HRD, General Secretary
All Burma Federation of Student Unions (ABFSU)
Citizen of Burma Award
Finalist - Front Line Defenders Award

Phyoe Phyoe Aung is the General Secretary of the All Burma Federation of Student Unions (ABFSU). The ABFSU is a student organisation that since November 2014 has been heavily involved in protests against the National Education Bill, enacted by Parliament on 30 September 2014. Student organisations and independent experts have been highly critical of the law, which they claim restricts academic freedom. The ABFSU was one of a number of organisations that presented a list of ten demands to the Parliament for an amended statute, which include the adoption of ethnic languages in school curricula and the right to form student and teacher unions.

Phyoe Phyoe Aung comes from a politically active family. Her father is also an activist, who has been repeatedly arrested and was sentenced to 20 years in jail in 1989. In 2007, Phyoe Phyoe Aung participated in the Saffron Revolution and went into hiding. She was arrested in 2008 and sentenced to four years in prison. Following her release, in October 2011, Phyoe Phyoe Aung - who was 27-year-old at that time - became the general secretary of the All Burma Federation of Student Unions (ABFSU) and a member of the Democratic Education Movement Leading Committee. In 2014 she became one of the most prominent leaders of education reform campaign and the protests against the new National Education Bill. On 10 March 2015, the Myanmar Police Force violently repressed a student protest in the township of Letpadan in Bago Division. Phyoe Phyoe Aung was arrested, along with approximately 126 other students. In prison, many students reported being tortured. Phyoe Phyoe Aung was accused of breaching a number of national laws in Burma and risked being sentenced to more than nine years in prison. The human rights defender was released in April 2016, following a presidential pardon.

In 2016, Phyoe Phyoe Aung was selected as one of the six finalists for the Front Line Defenders Award for Human Rights Defenders at Risk.

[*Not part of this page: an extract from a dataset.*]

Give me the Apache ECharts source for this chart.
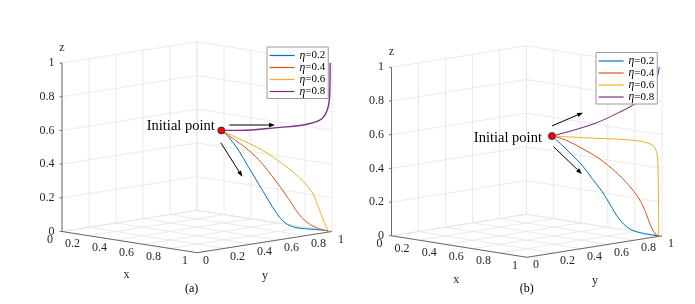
<!DOCTYPE html>
<html><head><meta charset="utf-8">
<script src="https://cdn.jsdelivr.net/npm/echarts@6/dist/echarts.min.js"></script>
<style>html,body{margin:0;padding:0;background:#fff}#c{width:695px;height:304px}</style>
</head><body><div id="c"></div><script>
// ---------- data ----------
const tickValues = [0, 0.2, 0.4, 0.6, 0.8, 1];
const tickLabels = ['0', '0.2', '0.4', '0.6', '0.8', '1'];
const seriesNames = ['η=0.2', 'η=0.4', 'η=0.6', 'η=0.8'];
const captions = ['(a)', '(b)'];
const initialA = [0.59, 0.59, 0.60];
const initialB = [0.593, 0.593, 0.592];
// panel (a): x = y along the trajectory, z
const aXY02 = [0.59, 0.616, 0.653, 0.690, 0.727, 0.764, 0.795, 0.826, 0.863, 0.912, 0.962, 0.986];
const aZ02  = [0.60, 0.563, 0.484, 0.385, 0.286, 0.187, 0.108, 0.052, 0.025, 0.015, 0.009, 0.003];
const aXY04 = [0.59, 0.641, 0.690, 0.740, 0.789, 0.838, 0.875, 0.912, 0.949, 0.986];
const aZ04  = [0.60, 0.543, 0.484, 0.405, 0.306, 0.197, 0.108, 0.049, 0.019, 0.003];
const aXY06 = [0.59, 0.666, 0.740, 0.814, 0.875, 0.925, 0.949, 0.968, 0.986];
const aZ06  = [0.60, 0.543, 0.484, 0.405, 0.325, 0.236, 0.147, 0.068, 0.003];
const aXY08 = [0.59, 0.659, 0.807, 0.894, 0.956, 0.980, 0.990, 0.993, 0.993];
const aZ08  = [0.60, 0.600, 0.618, 0.632, 0.662, 0.711, 0.780, 0.939, 1.000];
// panel (b)
const bXY02 = [0.593, 0.630, 0.667, 0.704, 0.741, 0.779, 0.809, 0.840, 0.877, 0.927, 0.988];
const bZ02  = [0.592, 0.539, 0.480, 0.420, 0.341, 0.262, 0.183, 0.104, 0.045, 0.015, 0.000];
const bXY04 = [0.593, 0.643, 0.704, 0.766, 0.828, 0.877, 0.914, 0.939, 0.957, 0.976, 0.988];
const bZ04  = [0.592, 0.569, 0.519, 0.460, 0.380, 0.301, 0.223, 0.143, 0.064, 0.009, 0.000];
const bXY06 = [0.593, 0.643, 0.754, 0.877, 0.939, 0.970, 0.982, 0.986, 0.987, 0.988];
const bZ06  = [0.592, 0.588, 0.579, 0.569, 0.555, 0.529, 0.480, 0.361, 0.180, 0.000];
const bXY08 = [0.593, 0.667, 0.754, 0.840, 0.901, 0.951, 0.982, 0.990];
const bZ08  = [0.592, 0.624, 0.668, 0.731, 0.786, 0.865, 0.944, 1.000];
// arrows (from xyz to xyz)
const arrowsA = [[0.62, 0.62, 0.632, 0.789, 0.789, 0.632], [0.588, 0.588, 0.527, 0.668, 0.668, 0.325]];
const arrowsB = [[0.593, 0.593, 0.652, 0.708, 0.708, 0.731], [0.599, 0.599, 0.529, 0.704, 0.704, 0.367]];

// ---------- layout / style ----------
const colors = ['#0072BD', '#D95319', '#EDB120', '#7E2F8E'];
const FONT = 'Liberation Serif';
const panelA = { ox: 62, oy: 231.5, ex: [135, 21.2], ey: [135, -21.2], ez: 168.5,
  initText: [-6.5, -4.5], caption: [191.7, 289], legend: [267, 47], widths: [1, 1, 1, 1.4] };
const panelB = { ox: 391.5, oy: 235.8, ex: [135.5, 21.5], ey: [135, -21.5], ez: 168.5,
  initText: [-10, 2.3], caption: [526.7, 289], legend: [596, 52.5], widths: [1, 1, 1, 1.1] };

function proj(P, x, y, z) {
  return [P.ox + x * P.ex[0] + y * P.ey[0], P.oy + x * P.ex[1] + y * P.ey[1] - z * P.ez];
}
function seg(P, a, b) { return proj(P, a[0], a[1], a[2]).concat(proj(P, b[0], b[1], b[2])); }

function segSeries(segs, color, width, z) {
  return { type: 'custom', coordinateSystem: 'cartesian2d', silent: true, z: z, clip: false,
    data: segs,
    renderItem: function (params, api) {
      const p1 = api.coord([api.value(0), api.value(1)]);
      const p2 = api.coord([api.value(2), api.value(3)]);
      return { type: 'line', shape: { x1: p1[0], y1: p1[1], x2: p2[0], y2: p2[1] },
        style: { stroke: color, lineWidth: width } };
    } };
}
function tickSeries(pts, dx, color) {
  return { type: 'custom', coordinateSystem: 'cartesian2d', silent: true, z: 4, clip: false,
    data: pts,
    renderItem: function (params, api) {
      const p = api.coord([api.value(0), api.value(1)]);
      return { type: 'line', shape: { x1: p[0] + dx, y1: p[1], x2: p[0], y2: p[1] },
        style: { stroke: color, lineWidth: 0.8 } };
    } };
}
function textSeries(items, z) {
  return { type: 'custom', coordinateSystem: 'cartesian2d', silent: true, z: z || 5, clip: false,
    data: items.map(function (it) { return it.pos; }),
    renderItem: function (params, api) {
      const it = items[params.dataIndex];
      const p = api.coord([api.value(0), api.value(1)]);
      return { type: 'text', x: p[0] + it.dx, y: p[1] + it.dy,
        style: { text: it.text, fontFamily: FONT, fontSize: it.size, fill: it.color,
          align: it.align, verticalAlign: 'middle' } };
    } };
}
function arrowSeries(segs) {
  return { type: 'custom', coordinateSystem: 'cartesian2d', silent: true, z: 6, clip: false,
    data: segs,
    renderItem: function (params, api) {
      const p1 = api.coord([api.value(0), api.value(1)]);
      const p2 = api.coord([api.value(2), api.value(3)]);
      const dx = p2[0] - p1[0], dy = p2[1] - p1[1];
      const len = Math.sqrt(dx * dx + dy * dy), ux = dx / len, uy = dy / len;
      const hl = 6, hw = 2.2;
      const bx = p2[0] - ux * hl, by = p2[1] - uy * hl;
      return { type: 'group', children: [
        { type: 'line', shape: { x1: p1[0], y1: p1[1], x2: bx, y2: by }, style: { stroke: '#000', lineWidth: 1 } },
        { type: 'polygon', shape: { points: [[p2[0], p2[1]], [bx - uy * hw, by + ux * hw], [bx + uy * hw, by - ux * hw]] },
          style: { fill: '#000' } }
      ] };
    } };
}

function buildPanel(P, curves, init, arrows, caption) {
  const out = [];
  const g = [];
  tickValues.forEach(function (v) {
    g.push(seg(P, [v, 0, 0], [v, 1, 0]));
    g.push(seg(P, [0, v, 0], [1, v, 0]));
    g.push(seg(P, [0, v, 0], [0, v, 1]));
    g.push(seg(P, [0, 0, v], [0, 1, v]));
    g.push(seg(P, [v, 1, 0], [v, 1, 1]));
    g.push(seg(P, [0, 1, v], [1, 1, v]));
  });
  out.push(segSeries(g, '#e4e4e4', 0.8, 1));
  out.push(segSeries([seg(P, [0, 0, 0], [1, 0, 0]), seg(P, [1, 0, 0], [1, 1, 0]), seg(P, [0, 0, 0], [0, 0, 1])], '#5a5a5a', 0.9, 3));
  out.push(tickSeries(tickValues.map(function (v) { return proj(P, 0, 0, v); }), -2.5, '#5a5a5a'));
  const labels = [];
  tickValues.forEach(function (v, i) {
    labels.push({ pos: proj(P, v, 0, 0), text: tickLabels[i], dx: -9, dy: 8.3, align: 'right', size: 12, color: '#262626' });
    labels.push({ pos: proj(P, 1, v, 0), text: tickLabels[i], dx: 6, dy: 8, align: 'left', size: 12, color: '#262626' });
    labels.push({ pos: proj(P, 0, 0, v), text: tickLabels[i], dx: -7.5, dy: 0, align: 'right', size: 12, color: '#262626' });
  });
  labels.push({ pos: proj(P, 0.5, 0, 0), text: 'x', dx: -3, dy: 33, align: 'center', size: 12, color: '#262626' });
  labels.push({ pos: proj(P, 1, 0.5, 0), text: 'y', dx: 0.5, dy: 34, align: 'center', size: 12, color: '#262626' });
  labels.push({ pos: proj(P, 0, 0, 1), text: 'z', dx: 0, dy: -15, align: 'center', size: 12, color: '#262626' });
  labels.push({ pos: [P.caption[0], P.caption[1]], text: caption, dx: 0, dy: 0, align: 'center', size: 12, color: '#000' });
  const ip = proj(P, init[0], init[1], init[2]);
  labels.push({ pos: ip, text: 'Initial point', dx: P.initText[0], dy: P.initText[1], align: 'right', size: 14.5, color: '#000' });
  out.push(textSeries(labels, 5));
  curves.forEach(function (c, k) {
    out.push({ type: 'line', name: seriesNames[k], z: 4, symbol: 'none', showSymbol: false, smooth: 0.35,
      clip: false, silent: true, animation: false,
      color: colors[k], lineStyle: { color: colors[k], width: P.widths[k] },
      data: c[0].map(function (t, i) { return proj(P, t, t, c[1][i]); }) });
  });
  out.push(arrowSeries(arrows.map(function (a) { return seg(P, [a[0], a[1], a[2]], [a[3], a[4], a[5]]); })));
  out.push({ type: 'scatter', z: 8, silent: true, symbolSize: 7, data: [ip],
    itemStyle: { color: '#ff0000', borderColor: '#202060', borderWidth: 0.8, opacity: 1 } });
  return out;
}

const series = [].concat(
  buildPanel(panelA, [[aXY02, aZ02], [aXY04, aZ04], [aXY06, aZ06], [aXY08, aZ08]], initialA, arrowsA, captions[0]),
  buildPanel(panelB, [[bXY02, bZ02], [bXY04, bZ04], [bXY06, bZ06], [bXY08, bZ08]], initialB, arrowsB, captions[1])
);

function legendFor(P) {
  return { data: seriesNames, orient: 'vertical', left: P.legend[0], top: P.legend[1],
    itemWidth: 25, itemHeight: 11.7, itemGap: 0, itemTextGap: 2, padding: [2.5, 3, 1, 2],
    backgroundColor: '#fff', borderColor: '#9a9a9a', borderWidth: 1, borderRadius: 0,
    selectedMode: false, z: 20,
    itemStyle: { opacity: 0, borderWidth: 0 },
    lineStyle: { width: 1.2 },
    formatter: function (name) { return '{i|η}{n|=' + name.split('=')[1] + '}'; },
    textStyle: { fontFamily: FONT, fontSize: 11, color: '#000', lineHeight: 11.7,
      rich: { i: { fontFamily: FONT, fontStyle: 'italic', fontSize: 11.5, color: '#000' },
              n: { fontFamily: FONT, fontSize: 11, color: '#000' } } } };
}

const chart = echarts.init(document.getElementById('c'), null, { renderer: 'canvas' });
chart.setOption({
  animation: false,
  backgroundColor: '#fff',
  grid: { left: 0, right: 0, top: 0, bottom: 0 },
  xAxis: { type: 'value', min: 0, max: 695, show: false },
  yAxis: { type: 'value', min: 0, max: 304, inverse: true, show: false },
  legend: [legendFor(panelA), legendFor(panelB)],
  series: series
});
</script></body></html>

Download here the Press Release (ENG)


Political reforms introduced in 2011 brought the release of more than 1000 political prisoners, including many human rights defenders. Today, many formerly imprisoned HRDs face a number of restrictions to their work and risk future persecution. Student activists were not allowed to return to study at their universities, and the Ministry of Home Affairs has refused to issue passports to former political prisoners and prominent HRDs.